Auditionné par le sénat le 1er juillet, le défenseur des droits considère qu’il en va de « l’égalité des droits » entre les femmes ayant un « projet parental ».
Une position radicale, qui rejoint celle adoptée le même jour par le Haut conseil à l’égalité entre les femmes et les hommes.
François Hollande n’est pas pressé de se saisir de la question de la PMA, la procréation médicalement assistée, après les vives oppositions exprimées en 2013 sur le « mariage pour tous ». Il s’en est donc remis aux réflexions du Comité consultatif national d’éthique sur le sujet, qui ne seront pas connues avant la fin 2015.

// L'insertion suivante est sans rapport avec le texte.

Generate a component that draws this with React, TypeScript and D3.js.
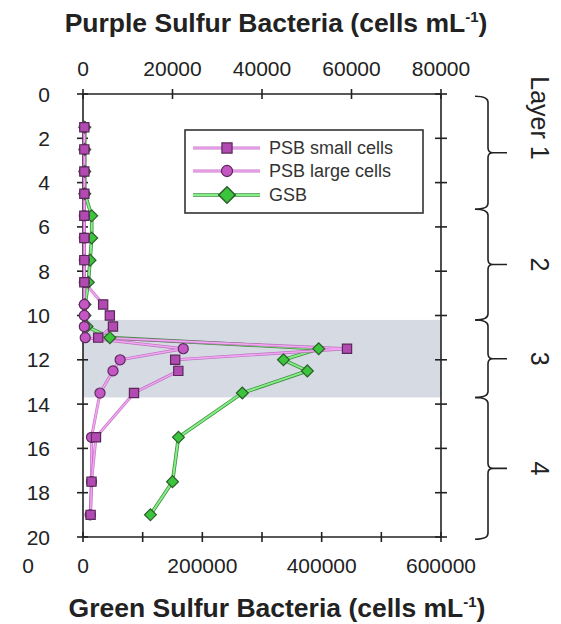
import React from "react";
import * as d3 from "d3";

// depth (m) of each sample
const depths = [1.5, 2.5, 3.5, 4.5, 5.5, 6.5, 7.5, 8.5, 9.5, 10, 10.5, 11, 11.5, 12, 12.5, 13.5, 15.5, 17.5, 19];
// cells per mL
const psbSmall = [300, 300, 300, 300, 300, 300, 300, 300, 4500, 6000, 6700, 3400, 59000, 20600, 21300, 11400, 2900, 1900, 1700];
const psbLarge = [300, 300, 300, 300, 300, 300, 300, 300, 300, 300, 300, 500, 22400, 8300, 6700, 3800, 1900, 1900, 1600];
const gsb = [3000, 3000, 3000, 3000, 14600, 14600, 11800, 9000, 3400, 3400, 6700, 45000, 395000, 336000, 376000, 267000, 160000, 150000, 113000];

const depthTicks = [0, 2, 4, 6, 8, 10, 12, 14, 16, 18, 20];
const psbTicks = [0, 20000, 40000, 60000, 80000];
const gsbTicks = [0, 100000, 200000, 300000, 400000, 500000, 600000];
const gsbLabels = [0, 200000, 400000, 600000];

const band = [10.2, 13.7];
const layerEdges = [0.1, 5.2, 10.2, 13.7, 20.1];
const layerNames = ["Layer 1", "2", "3", "4"];

const legendItems = ["PSB small cells", "PSB large cells", "GSB"];

const font = "'Liberation Sans', Arial, Helvetica, sans-serif";
const ink = "#222";

export default function App() {
  const W = 561, H = 624;
  const left = 83, right = 441, top = 94, bottom = 537;

  const y = d3.scaleLinear().domain([0, 20]).range([top, bottom]);
  const xP = d3.scaleLinear().domain([0, 80000]).range([left, right]);
  const xG = d3.scaleLinear().domain([0, 600000]).range([left, right]);

  const lineP = d3.line<[number, number]>().x(d => xP(d[0])).y(d => y(d[1]));
  const lineG = d3.line<[number, number]>().x(d => xG(d[0])).y(d => y(d[1]));

  const small: [number, number][] = psbSmall.map((v, i) => [v, depths[i]]);
  const large: [number, number][] = psbLarge.map((v, i) => [v, depths[i]]);
  const green: [number, number][] = gsb.map((v, i) => [v, depths[i]]);

  const square = d3.symbol(d3.symbolSquare, 85)();
  const circle = d3.symbol(d3.symbolCircle, 80)();
  const diamond = d3.symbol(d3.symbolSquare, 70)();

  const pinkOuter = "#b55ab5", pinkInner = "#f3a6f3";
  const greenOuter = "#3f8f3f", greenInner = "#86ee86";

  const brace = (a: number, b: number) => {
    const ya = y(a), yb = y(b), ym = (ya + yb) / 2;
    const vx = 488;
    return `M475,${ya} Q${vx},${ya} ${vx},${ya + 6} V${ym - 5} Q${vx},${ym} ${vx + 5},${ym} H507 ` +
      `M${vx + 5},${ym} Q${vx},${ym} ${vx},${ym + 5} V${yb - 6} Q${vx},${yb} 475,${yb}`;
  };

  const legY = [148, 171, 195];

  return (
    <svg width={W} height={H} style={{ position: "absolute", left: 0, top: 0, background: "#fff" }} fontFamily={font}>
      {/* stratified band */}
      <rect x={left} y={y(band[0])} width={right - left} height={y(band[1]) - y(band[0])} fill="#d5dae3" />

      {/* axes frame */}
      <g stroke={ink} strokeWidth={1.6}>
        <line x1={left} x2={right} y1={top} y2={top} />
        <line x1={left} x2={right} y1={bottom} y2={bottom} />
        <line x1={left} x2={left} y1={top} y2={bottom} />
        <line x1={right} x2={right} y1={top} y2={bottom} />
        {psbTicks.map(t => <line key={"pt" + t} x1={xP(t)} x2={xP(t)} y1={top - 5} y2={top + 5} />)}
        {gsbTicks.map(t => <line key={"gt" + t} x1={xG(t)} x2={xG(t)} y1={bottom - 5} y2={bottom + 5} />)}
        {depthTicks.map(t => <line key={"l" + t} x1={left - 6} x2={left + 5} y1={y(t)} y2={y(t)} />)}
        {depthTicks.map(t => <line key={"r" + t} x1={right - 6} x2={right + 6} y1={y(t)} y2={y(t)} />)}
      </g>

      {/* tick labels */}
      <g fill={ink} fontSize={21}>
        {psbTicks.map(t => <text key={"ptl" + t} x={xP(t)} y={76} textAnchor="middle">{t}</text>)}
        {gsbLabels.map(t => <text key={"gtl" + t} x={xG(t)} y={573} textAnchor="middle">{t}</text>)}
        <text x={28} y={573} textAnchor="middle">0</text>
        {depthTicks.map(t => <text key={"dl" + t} x={50} y={y(t)} dy="0.36em" textAnchor="end">{t}</text>)}
      </g>

      {/* titles */}
      <text x={276} y={32} textAnchor="middle" fontSize={26.5} fontWeight="bold" fill={ink}>
        Purple Sulfur Bacteria (cells mL<tspan dy={-10} fontSize={15}>-1</tspan><tspan dy={10}>)</tspan>
      </text>
      <text x={277} y={617} textAnchor="middle" fontSize={26.5} fontWeight="bold" fill={ink}>
        Green Sulfur Bacteria (cells mL<tspan dy={-10} fontSize={15}>-1</tspan><tspan dy={10}>)</tspan>
      </text>

      {/* series lines */}
      <path d={lineG(green) ?? ""} fill="none" stroke={greenOuter} strokeWidth={3.6} />
      <path d={lineG(green) ?? ""} fill="none" stroke={greenInner} strokeWidth={2} />
      {[large, small].map((s, i) => (
        <g key={"pl" + i}>
          <path d={lineP(s) ?? ""} fill="none" stroke={pinkOuter} strokeWidth={3} strokeOpacity={0.8} />
          <path d={lineP(s) ?? ""} fill="none" stroke={pinkInner} strokeWidth={1.6} />
        </g>
      ))}

      {/* markers */}
      {green.map((d, i) => (
        <path key={"gm" + i} d={diamond} transform={`translate(${xG(d[0])},${y(d[1])}) rotate(45)`}
          fill="#3cc43c" stroke="#2b5e2b" strokeWidth={1.2} />
      ))}
      {large.map((d, i) => (
        <path key={"lm" + i} d={circle} transform={`translate(${xP(d[0])},${y(d[1])})`}
          fill="#c457c4" stroke="#5e2a5e" strokeWidth={1.2} />
      ))}
      {small.map((d, i) => (
        <path key={"sm" + i} d={square} transform={`translate(${xP(d[0])},${y(d[1])})`}
          fill="#b14bb1" stroke="#5a285a" strokeWidth={1.2} />
      ))}

      {/* legend */}
      <rect x={185} y={130} width={238} height={83} fill="#fff" stroke="#333" strokeWidth={1.6} />
      {legendItems.map((name, i) => {
        const isG = i === 2;
        return (
          <g key={name} transform={`translate(0,${legY[i]})`}>
            <line x1={193} x2={260} y1={0} y2={0} stroke={isG ? greenOuter : pinkOuter} strokeWidth={isG ? 3.6 : 3} strokeOpacity={isG ? 1 : 0.8} />
            <line x1={193} x2={260} y1={0} y2={0} stroke={isG ? greenInner : pinkInner} strokeWidth={isG ? 2 : 1.6} />
            <path d={i === 0 ? square : i === 1 ? circle : diamond}
              transform={`translate(227,0) ${isG ? "rotate(45) scale(1.4)" : "scale(1.1)"}`}
              fill={i === 0 ? "#b14bb1" : i === 1 ? "#c457c4" : "#3cc43c"}
              stroke={isG ? "#2b5e2b" : "#5a285a"} strokeWidth={1.1} />
            <text x={269} y={0} dy="0.36em" fontSize={18} fill="#333">{name}</text>
          </g>
        );
      })}

      {/* layer braces */}
      {layerNames.map((name, i) => {
        const a = layerEdges[i], b = layerEdges[i + 1];
        const ym = (y(a) + y(b)) / 2;
        return (
          <g key={name}>
            <path d={brace(a, b)} fill="none" stroke={ink} strokeWidth={1.6} />
            <text transform={`translate(540,${i === 0 ? ym + 7 : ym}) rotate(90)`} textAnchor={i === 0 ? "end" : "middle"}
              dy="0.36em" fontSize={25} fill={ink}>{name}</text>
          </g>
        );
      })}
    </svg>
  );
}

Cependant, deux instances n’ont pas attendu pour se prononcer. Mercredi 1er juillet, le Défenseur des droits, Jacques Toubon, ainsi que le Haut Conseil à l’égalité entre les femmes et les hommes (HCEfh) se sont tous deux prononcés pour l’ouverture de ces techniques aux couples de femmes et aux célibataires, au nom de « l’égalité des droits ».
« Inégalité d’accès »
Pour Jacques Toubon, qui s’est exprimé à l’occasion d’une audition au sénat, la loi actuelle crée « une inégalité d’accès entre femmes selon leur orientation sexuelle ». Ce dernier prône donc une modification radicale de la loi de bioéthique de 2011, en remplaçant la condition d’infertilité – qui seule justifie aujourd’hui le recours à la PMA avec tiers donneur pour les couples hétérosexuels – par la notion de « projet parental ».
Ainsi, toutes les femmes, qu’elles soient en couple avec une autre femme ou célibataire, pourraient prétendre à un don de sperme anonyme pour avoir un enfant. C’est aussi ce que défend le Haut conseil à l’égalité, qui souhaite « étendre l’accès à la PMA à toutes les femmes sans discrimination ».
La rupture introduite par le « mariage pour tous »
Pour les deux instances, les arguments sont sensiblement les mêmes : tout d’abord, la nécessité de prendre en compte la diversité des structures familiales et des projets parentaux ; ensuite, l’incohérence du droit qui permet depuis la loi Taubira aux couples de femmes d’adopter, donc de porter un projet parental ensemble mais en les obligeant à se rendre à l’étranger pour bénéficier d’un don de spermatozoïdes (en Belgique par exemple) ; enfin, les risques sanitaires des PMA artisanales et du recours à des banques de sperme via Internet. Des arguments bien connus, portés depuis plusieurs années par les associations de défense des couples homosexuels.
Bouleversement des règles de bioéthique
Une telle option entraînerait par ricochet une remise en cause des principes bioéthiques en vigueur depuis 1994 : en matière de filiation, quelle reconnaissance pour la partenaire de la mère ? Si la PMA ne répond plus à des critères médicaux, faut-il la rembourser ? Les revendications pour une levée de l’anonymat pourraient aussi se faire de plus en plus pressantes.
De nouvelles règles de filiation
Jacques Toubon, dans son audition, ne tranche pas toujours. En matière de filiation, il estime que plusieurs options sont possibles : par exemple, accorder une « présomption de maternité » pour la partenaire, ce qui bouleverserait un principe fondamental du droit français selon lequel la mère est celle qui accouche (« Mater semper certa est », la mère est ainsi toujours certaine) – par distinction de la filiation adoptive, spécifique en droit.
Le Défenseur des droits évoque également la possibilité de la « déclaration commune anticipée », c’est-à-dire un engagement des deux femmes du couple à être parents avant d’entrer dans le processus de PMA.
Cette solution a la préférence du Haut Conseil, qui propose d’« instaurer la possibilité d’une déclaration commune anticipée de filiation pour tous les couples ayant recours à une PMA », sans condition de mariage.
Une telle déclaration signée devant notaire « permettrait de ne pas hiérarchiser les deux parents : parent biologique ou non » et « éviterait de passer par le principe de pseudo-filiation génétique », souligne l’avis.
Remboursement
En matière de remboursement, le Haut conseil recommande d’aligner la prise en charge sur celle actuellement en vigueur pour les couples hétérosexuels – même si les critères médicaux d’infertilité disparaissent.
Le Défenseur des droits, lui, soulève la question, en encourageant à prévoir le financement d’une telle réforme. Il relève enfin que l’hypothèse d’une levée de l’anonymat du donneur n’est pas à exclure.